Another, from Wakefield, said: "My father would not have refused artificial feeding, he was compliant with anything that was asked of him by doctors. I am distraught that my father should have been abandoned in this way."
The report concludes: "Patients going hungry in hospital is a very emotive subject, particularly when someone dies. There is clear evidence that this is a very real problem that can affect everyone going into hospital, not just elderly people."
Angeline Burke, the study's author, writes that hired catering staff often have sole responsibility for feeding patients: "They are not always made aware of the specific needs and requirements of individuals and are not expected to ask patients if they need assistance or why they have left a meal."
One relative told the study: "Her meals were simply dumped in front of her on a bed-table, in extremely hot covered steel dishes, and being blind as well as elderly and unwell, she was not even able to find her food, let alone remove the hot covers and discover what she had."
Another relative, in Newcastle, said: "Even when the table was in front of my mother she could not feed herself properly and we found her more than once eating with her hands.
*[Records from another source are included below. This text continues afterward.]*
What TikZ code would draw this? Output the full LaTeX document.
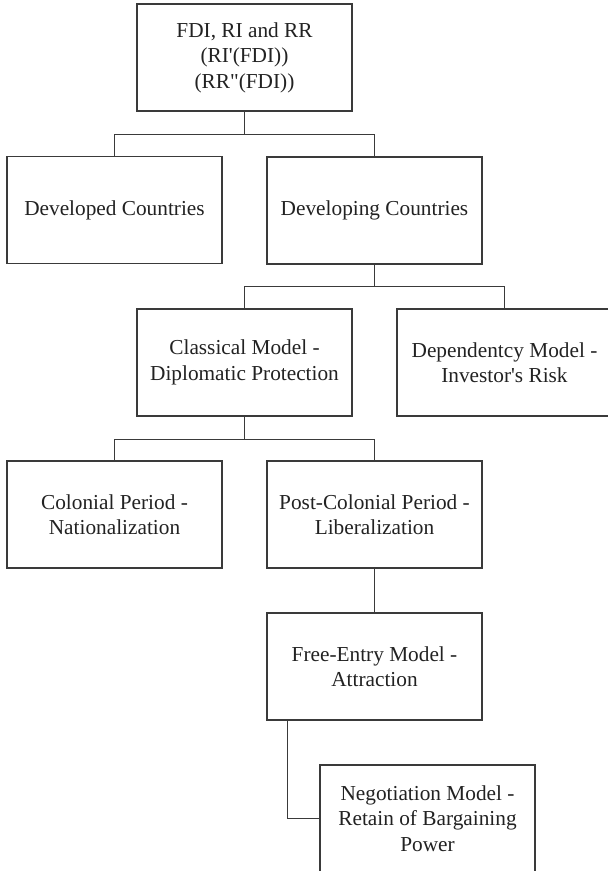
\documentclass[tikz,border=0pt]{standalone}
\usepackage{fontspec}
\newfontfamily\boxfont{Liberation Serif}
\definecolor{linegray}{HTML}{3A3A3A}
\definecolor{textgray}{HTML}{222222}
\begin{document}
\begin{tikzpicture}[x=1pt,y=-1pt,
  box/.style={draw=linegray, line width=1.2pt, minimum width=215pt, minimum height=107pt,
    inner sep=0pt, align=center, text=textgray,
    font=\boxfont\fontsize{21.3}{25.5}\selectfont},
  conn/.style={draw=linegray, line width=1.2pt}]
\useasboundingbox (0,0) rectangle (608,871);
\clip (0,0) rectangle (608,871);
\fill[white] (0,0) rectangle (608,871);
\node[box] (top) at (244.5,57.5) {FDI, RI and RR\\(RI'(FDI))\\(RR"(FDI))};
\node[box] (dev) at (114.5,210) {Developed Countries};
\node[box] (deving) at (374.5,210.5) {Developing Countries};
\node[box] (classical) at (244.5,362.5) {Classical Model -\\Diplomatic Protection};
\node[box] (depend) at (504.5,362.5) {Dependentcy Model -\\Investor's Risk};
\node[box] (colonial) at (114.5,514.5) {Colonial Period -\\Nationalization};
\node[box] (postcol) at (374.5,514.5) {Post-Colonial Period -\\Liberalization};
\node[box] (free) at (374.5,666.5) {Free-Entry Model -\\Attraction};
\node[box] (nego) at (427.5,818.5) {Negotiation Model -\\Retain of Bargaining\\Power};
\draw[conn] (top.south) -- ++(0,23) -| (dev.north);
\draw[conn] (top.south) -- ++(0,23) -| (deving.north);
\draw[conn] (deving.south) -- ++(0,22) -| (classical.north);
\draw[conn] (deving.south) -- ++(0,22) -| (depend.north);
\draw[conn] (classical.south) -- ++(0,22.5) -| (colonial.north);
\draw[conn] (classical.south) -- ++(0,22.5) -| (postcol.north);
\draw[conn] (postcol.south) -- (free.north);
\draw[conn] ([xshift=21pt]free.south west) |- (nego.west);
\end{tikzpicture}
\end{document}
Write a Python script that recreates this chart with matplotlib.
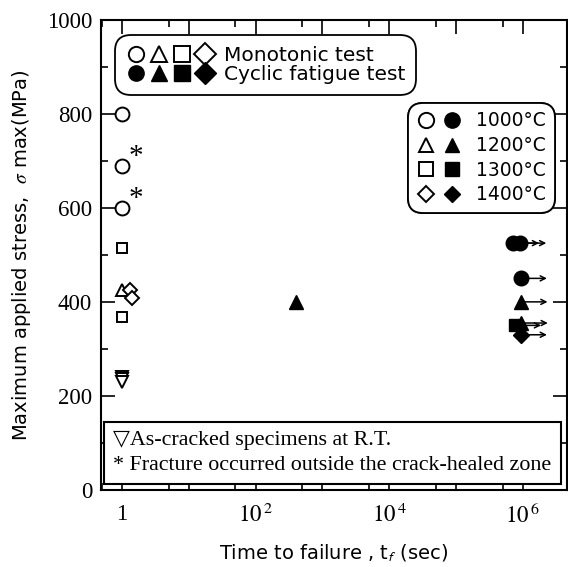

When she did manage to get food to her mouth half of it would fall out."
Some staff admitted they had contributed to the problem. A community nurse from Leicester told the study: "I confess I have been one of those nurses who have placed food on the patient's bed-table, but with every good intention of returning to help. Why did I not return?"
The study points out that the number of registered nurses on hospital wards has fallen dramatically - in 1983, 37,000 registered nurses qualified and it is estimated that only 9,000 will qualify by 1997-98. The report notes: "Many CHCs , relatives and other patients' representatives believe that the withdrawal of nurses has gone too far. Trained nurses, not volunteers or relatives should be responsible for ensuring that patients eat and drink enough when they are in hospital."
The problem is not confined to general hospitals. Aylesbury Vale CHC, which monitors the National Spinal Injuries Centre voiced serious concerns.
"Many [patients] are young people with healthy appetites despite their disability and yet we have experienced patients having to wait for meals because there are insufficient staff to feed patients who are totally dependent," a spokesman said.